Free Site Registration

NYSE's Carter: Ethics Matter as Much as Regulation

March 22, 2010
John Dodge

NYSE Group chairman Marshall N. Carter said Monday, a stable trading environment depends as much on ethical behavior as regulation, in the wake of the 2008 financial meltdown.

On ethics, Carter, who is also deputy chairman of NYSE Euronext, seemed a bit stumped about how to improve them industrywide, as the keynote speaker this morning in Boston at the 16th annual Industry Forum and Vendor Show of the International Securities Association for Institutional Trade Communication. But he clearly believes it starts with role models in high school and the individual.

How do you repair "the corrosion of ethics" in the financial industry? he was asked.

"There's not a lot of national role models," Carter said, adding that recent U.S. presidents have not not served in that capacity nor has former Federal Reserve Board chairman Alan Greenspan, who ignored his critics predicting the real estate collapse.
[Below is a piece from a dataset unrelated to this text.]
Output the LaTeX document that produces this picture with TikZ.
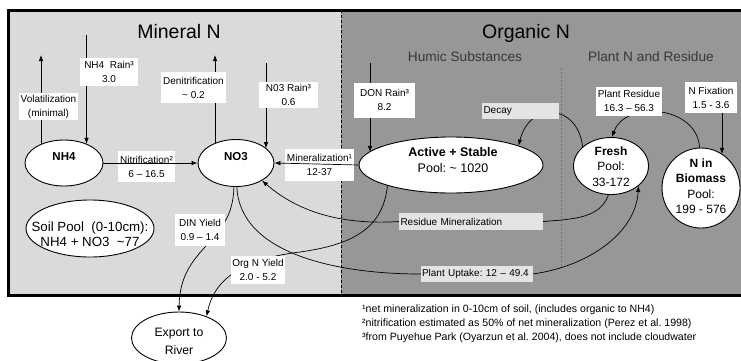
\documentclass[tikz,border=0pt]{standalone}
\usepackage{fontspec}
\setmainfont{Liberation Sans}
\usetikzlibrary{shapes.geometric,arrows.meta}
\pgfdeclarelayer{back}
\pgfdeclarelayer{lines}
\pgfsetlayers{back,lines,main}
\definecolor{lightbg}{HTML}{DADADA}
\definecolor{darkbg}{HTML}{979797}
\definecolor{lblgray}{HTML}{E4E4E4}
\definecolor{subtxt}{HTML}{383838}
\definecolor{innerdash}{HTML}{707070}
\frenchspacing
\begin{document}
\begin{tikzpicture}[x=1pt,y=-1pt,
  ell/.style={draw, line width=0.9pt, fill=white, ellipse, inner sep=0pt},
  lbl/.style={fill=white, inner sep=0pt, align=center, font=\fontsize{10}{14}\selectfont},
  lbll/.style={fill=lblgray, inner xsep=1.5pt, inner ysep=0pt, align=left, font=\fontsize{10}{14}\selectfont},
  etxt/.style={inner sep=0pt, align=center, font=\fontsize{12}{15.5}\selectfont},
  btxt/.style={inner sep=0pt, font=\fontsize{11.5}{14}\selectfont\bfseries},
  arr/.style={line width=0.7pt, -{Latex[length=6pt,width=4.5pt]}},
  title/.style={inner sep=0pt, font=\fontsize{19.5}{22}\selectfont},
  subtitle/.style={inner sep=0pt, text=subtxt, font=\fontsize{13.7}{16}\selectfont}
]
\useasboundingbox (0,0) rectangle (741,360);

% ---------- nodes ----------
\node[ell, minimum width=78pt, minimum height=46pt] (nh4) at (64,163) {};
\node[btxt] (nh4t) at (64,157) {NH4};
\node[ell, minimum width=76pt, minimum height=47pt] (no3) at (236,163) {};
\node[btxt] (no3t) at (236,157) {NO3};
\node[ell, minimum width=184pt, minimum height=56pt] (as) at (451,165) {};
\node[etxt, font=\fontsize{12.5}{16}\selectfont] (ast) at (453,160) {\textbf{Active + Stable}\\Pool: \textasciitilde\ 1020};
\node[ell, minimum width=75pt, minimum height=57pt] (fresh) at (611,166) {};
\node[etxt] (fresht) at (611,166.5) {\textbf{Fresh}\\Pool:\\33-172};
\node[ell, minimum width=78pt, minimum height=80pt] (bio) at (701,188) {};
\node[etxt] (biot) at (701,186) {\textbf{N in}\\\textbf{Biomass}\\Pool:\\199 - 576};
\node[ell, minimum width=128pt, minimum height=57pt] (soil) at (90,228.5) {};
\node[etxt, font=\fontsize{13.3}{15}\selectfont] (soilt) at (90,234.5) {Soil Pool\ \ (0-10cm):\\NH4 + NO3\ \ \textasciitilde77};
\node[ell, minimum width=95pt, minimum height=52pt] (export) at (179,338) {};
\node[etxt, font=\fontsize{12.2}{18}\selectfont] (exportt) at (179,341) {Export to\\River};

% titles
\node[title] (mint) at (179,32) {Mineral N};
\node[title] (orgt) at (526,33) {Organic N};
\node[subtitle] (humt) at (465,57) {Humic Substances};
\node[subtitle] (plt) at (651,57) {Plant N and Residue};

% labels
\node[lbl, minimum width=59pt, minimum height=27pt] (vollbl) at (48.5,106.5) {Volatilization\\(minimal)};
\node[lbl, minimum width=58pt, minimum height=28pt] (nh4rl) at (109,72) {NH4\ \ Rain³\\3.0};
\node[lbl, minimum width=65pt, minimum height=31pt] (denl) at (193.5,87.5) {Denitrification\\\textasciitilde\ 0.2};
\node[lbl, minimum width=59pt, minimum height=26pt] (no3rl) at (288.5,95) {N03 Rain³\\0.6};
\node[lbl, minimum width=61pt, minimum height=35pt] (donl) at (384.5,100) {DON Rain³\\8.2};
\node[lbll, text width=74pt, minimum height=16pt] (decl) at (520.5,111) {Decay};
\node[lbl, minimum width=66pt, minimum height=29pt] (prl) at (629,101) {Plant Residue\\16.3 – 56.3};
\node[lbl, minimum width=52pt, minimum height=31pt] (nfl) at (711,97.5) {N Fixation\\1.5 - 3.6};
\node[lbl, minimum width=57pt, minimum height=31pt] (nitl) at (146.5,166.5) {Nitrification²\\6 – 16.5};
\node[lbl, minimum width=69pt, minimum height=32pt] (minl) at (319.5,164.5) {Mineralization¹\\12-37};
\node[lbl, minimum width=50pt, minimum height=32pt] (dinl) at (200,230) {DIN Yield\\0.9 – 1.4};
\node[lbl, minimum width=54pt, minimum height=28pt] (orgl) at (258,270) {Org N Yield\\2.0 - 5.2};
\node[lbll, text width=141pt, minimum height=17pt] (rml) at (471,221.5) {Residue Mineralization};
\node[lbll, text width=109pt, minimum height=16pt] (pul) at (476.5,274) {Plant Uptake: 12 – 49.4};

% footnotes
\node[anchor=west, align=left, inner sep=0pt, font=\fontsize{10.6}{14}\selectfont] (notes) at (362,324)
 {¹net mineralization in 0-10cm of soil, (includes organic to NH4)\\
  ²nitrification estimated as 50\% of net mineralization (Perez et al. 1998)\\
  ³from Puyehue Park (Oyarzun et al. 2004), does not include cloudwater};

% free ends
\coordinate (voltop) at (41,55);
\coordinate (nh4raintop) at (86.5,35);
\coordinate (dentop) at (215,55);
\coordinate (no3raintop) at (266,63);
\coordinate (dontop) at (370,63);
\coordinate (nfixtop) at (722,95);

% arrows crossing between label halves (on top)
\draw[arr] (nh4.east) -- (no3.west);
\draw[arr] (as.west) -- (no3.east);

% ---------- connectors ----------
\begin{pgfonlayer}{lines}
\draw[arr] (voltop |- nh4.140) -- (voltop);
\draw[arr] (nh4raintop) -- (nh4raintop |- nh4.40);
\draw[arr] (dentop |- no3.137) -- (dentop);
\draw[arr] (no3raintop) -- (no3raintop |- no3.26);
\draw[arr] (dontop) -- (dontop |- as.171);
\draw[arr] (nfixtop) -- (nfixtop |- bio.58);
% yields
\draw[arr] (no3.-95) .. controls (233,245) and (180,245) .. (export.north);
\draw[arr] (as.-162) .. controls (383,230) and (350,245) .. (300,252)
                     .. controls (250,258) and (215,275) .. (export.38);
% plant uptake
\draw[arr] (no3.-88) .. controls (240,255) and (340,274) .. (pul.west) -- (pul.east)
                     .. controls (590,266) and (636,232) .. (fresh.-36);
% residue mineralization
\draw[arr] (fresh.-95) .. controls (600,218) and (575,219) .. (rml.east) -- (rml.west)
                       .. controls (330,226) and (290,205) .. (no3.-34);
% decay
\draw[arr] (fresh.146) .. controls (578,104) and (530,100) .. (as.16);
% plant residue
\draw[arr] (bio.92) .. controls (697,105) and (625,100) .. (fresh.88);
\end{pgfonlayer}

% ---------- background ----------
\begin{pgfonlayer}{back}
\fill[lightbg] (8,10) rectangle (341,295);
\fill[darkbg] (341,10) rectangle (760,295);
\draw[line width=0.6pt, dash pattern=on 3pt off 2pt] (341,10) -- (341,295);
\draw[innerdash, line width=0.4pt, dash pattern=on 2pt off 2pt] (561,68) -- (561,267);
\end{pgfonlayer}
\draw[line width=3pt] (8,10) rectangle (760,295);
\end{tikzpicture}
\end{document}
"You have to start in high school. Boards of directors have to do the right thing," he said.

When he was CEO and chairman at State Street Bank and Trust Co., he said the company decided not to buy Boston Safe Deposit and Trust Co. because it could do 80 per cent of what the former did with 15 per cent of its people. "It did not seem ethically right to us."

Along with more ethical behavior, regulation that is not "punitive" is needed, according to Carter.
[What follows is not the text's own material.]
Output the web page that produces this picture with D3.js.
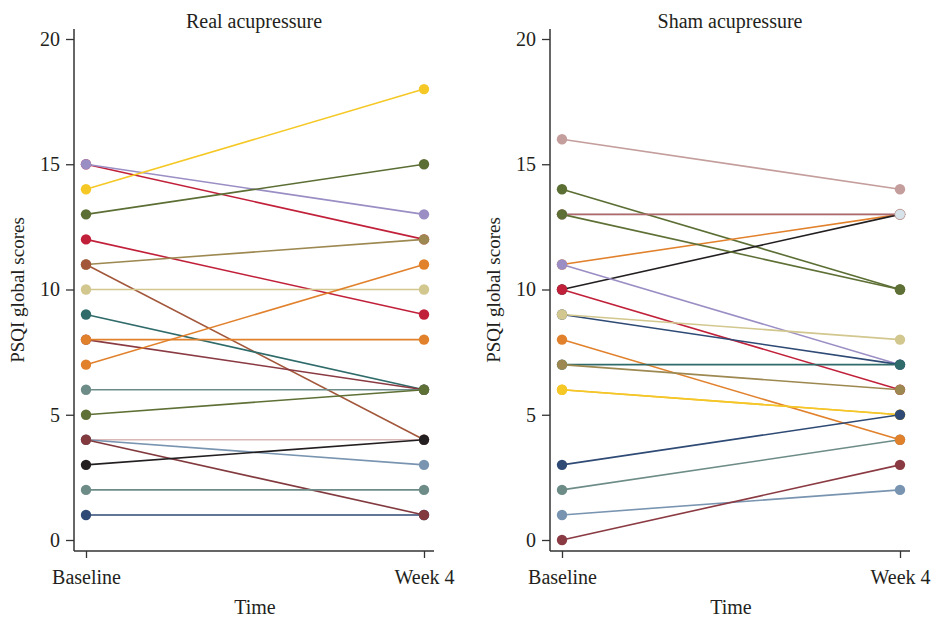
<!DOCTYPE html>
<html>
<head>
<meta charset="utf-8">
<script src="https://cdn.jsdelivr.net/npm/d3@7"></script>
<style>
  body { margin: 0; background: #fff; }
  text { font-family: "Liberation Serif", "DejaVu Serif", serif; fill: #231f20; }
</style>
</head>
<body>
<div id="chart"></div>
<script>
// Time points
const timePoints = ["Baseline", "Week 4"];
const yTicks = [0, 5, 10, 15, 20];

// Real acupressure: baseline, week 4, colour for each participant
const realBaseline = [1, 15, 15, 14, 13, 12, 11, 11, 10, 9, 8, 8, 7, 6, 5, 4, 4, 4, 3, 2];
const realWeek4    = [1, 12, 13, 18, 15, 9, 12, 4, 10, 6, 6, 8, 11, 6, 6, 4, 3, 1, 4, 2];
const realColors   = ["#2e4a75", "#c1203a", "#9b8ec4", "#f5c825", "#5b6e34", "#c1203a", "#9c8850", "#a2573a",
                      "#d2c78e", "#2f6b6a", "#8a3a42", "#e1812c", "#e1812c", "#6d8c87", "#5e7035", "#d9b7b7",
                      "#7894b0", "#823a3f", "#231f20", "#6d8c87"];

// Sham acupressure
const shamBaseline = [13, 2, 16, 14, 11, 10, 13, 13, 10, 11, 9, 9, 8, 7, 7, 6, 6, 3, 1, 0];
const shamWeek4    = [13, 4, 14, 10, 13, 13, 13, 10, 6, 7, 7, 8, 4, 7, 6, 5, 5, 5, 2, 3];
const shamColors   = ["#d6e3ea", "#6d8c87", "#c49e9c", "#5b6e34", "#e1812c", "#231f20", "#b06a6c", "#5e7035",
                      "#c1203a", "#9b8ec4", "#2e4a75", "#d2c78e", "#e1812c", "#2f6b6a", "#9c8850", "#f0b73a",
                      "#f5c825", "#2e4a75", "#7894b0", "#8a3a42"];

const panels = [
  { title: "Real acupressure", base: realBaseline, wk: realWeek4, colors: realColors, left: 74, topWk: -1 },
  { title: "Sham acupressure", base: shamBaseline, wk: shamWeek4, colors: shamColors, left: 550, topWk: 0 }
];

const width = 935, height = 620;
const axisY = 551, axisTop = 29;

const svg = d3.select("#chart").append("svg")
  .attr("width", width)
  .attr("height", height);

const y = d3.scaleLinear().domain([0, 20]).range([540, 39]);

panels.forEach(p => {
  const g = svg.append("g").attr("transform", `translate(${p.left},0)`);

  const x = d3.scalePoint().domain(timePoints).range([12, 350]);

  // axis lines
  g.append("line")
    .attr("x1", 0).attr("x2", 0)
    .attr("y1", axisTop).attr("y2", axisY)
    .attr("stroke", "#333").attr("stroke-width", 1.5);
  g.append("line")
    .attr("x1", 0).attr("x2", 360)
    .attr("y1", axisY).attr("y2", axisY)
    .attr("stroke", "#333").attr("stroke-width", 1.5);

  // y axis
  const yAxis = g.append("g")
    .call(d3.axisLeft(y).tickValues(yTicks).tickSize(8).tickPadding(6).tickSizeOuter(0));
  yAxis.select(".domain").remove();
  yAxis.selectAll(".tick line").attr("stroke", "#333").attr("stroke-width", 1.3);
  yAxis.selectAll(".tick text").style("font-size", "20px").attr("fill", "#231f20");

  // x axis
  const xAxis = g.append("g")
    .attr("transform", `translate(0,${axisY})`)
    .call(d3.axisBottom(x).tickSize(7).tickPadding(12).tickSizeOuter(0));
  xAxis.select(".domain").remove();
  xAxis.selectAll(".tick line").attr("stroke", "#333").attr("stroke-width", 1.3);
  xAxis.selectAll(".tick text").style("font-size", "20px").attr("fill", "#231f20");

  // titles
  g.append("text")
    .attr("x", 180).attr("y", 28)
    .attr("text-anchor", "middle")
    .style("font-size", "20px")
    .text(p.title);

  g.append("text")
    .attr("x", 181).attr("y", 614)
    .attr("text-anchor", "middle")
    .style("font-size", "20px")
    .text("Time");

  g.append("text")
    .attr("transform", "rotate(-90)")
    .attr("x", -290).attr("y", -50)
    .attr("text-anchor", "middle")
    .style("font-size", "19px")
    .text("PSQI global scores");

  const data = p.base.map((b, i) => ({ b, w: p.wk[i], c: p.colors[i] }));

  // lines
  g.selectAll("line.subj")
    .data(data)
    .enter()
    .append("line")
    .attr("class", "subj")
    .attr("x1", x("Baseline")).attr("x2", x("Week 4"))
    .attr("y1", d => y(d.b)).attr("y2", d => y(d.w))
    .attr("stroke", d => d.c)
    .attr("stroke-width", 1.6);

  // points
  g.selectAll("circle.b")
    .data(data)
    .enter()
    .append("circle")
    .attr("class", "b")
    .attr("cx", x("Baseline")).attr("cy", d => y(d.b))
    .attr("r", 5.2)
    .attr("fill", d => d.c);

  g.selectAll("circle.w")
    .data(data)
    .enter()
    .append("circle")
    .attr("class", "w")
    .attr("cx", x("Week 4")).attr("cy", d => y(d.w))
    .attr("r", 5.2)
    .attr("fill", d => d.c);

  // the pale point at 13 sits on top in the sham panel
  g.selectAll("circle.w").filter((d, i) => i === p.topWk)
    .attr("stroke", "#c49e9c").attr("stroke-width", 0.6)
    .raise();
});
</script>
</body>
</html>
He sees regulation coming soon now that Congress is winding down the healthcare reform debate. He sees companies getting regulated by function instead of charter (AIG was regulated as insurance company, but functioned as a financial company), hedge fund registration, more ratings agency oversight and new clearing house regulations.

"You can write all the rules you want, but you need ethical behavior...and integrity. We need [them] in such a way where we do lose entrepreneurship,’’ he said.

“Lack of regulation means lack of transparency...[about] the dark segments of the markets," he said, adding that continued payment of huge bonuses "indicates the balance is not there."

More specifically, trading transparency rather than "anonymity and [trading] speed" should drive the markets. "You could ask if markets are true allocations of capital or are they just big trading operations."

Carter, who came out of retirement in 2003 after then-NYSE chairman and CEO Dick Grasso was fired, was not without humor. 

"When was the last time Congress did something good for country?" he asked on the day after the historic healthcare reform House vote.

His answer was in 1961 when it reversed a National Football League policy of not broadcasting games within 100 miles of a stadium if a team did not fill every seat.

He referred to the most recent financial debacle as when our "401ks were turned into 201ks."

Carter said a perfect storm caused the 2008 financial meltdown. He said conditions that conspired to bring downt he markets included lax lending rules, unreliable ratings services, highly-leveraged banks, CEOs pumping up share prices with overly risky behavior and the failure of regulators to actively regulate.

"None of us could have imagined the events that unfolded.  They put us where we are today - struggling to escape from a deep recession," he said.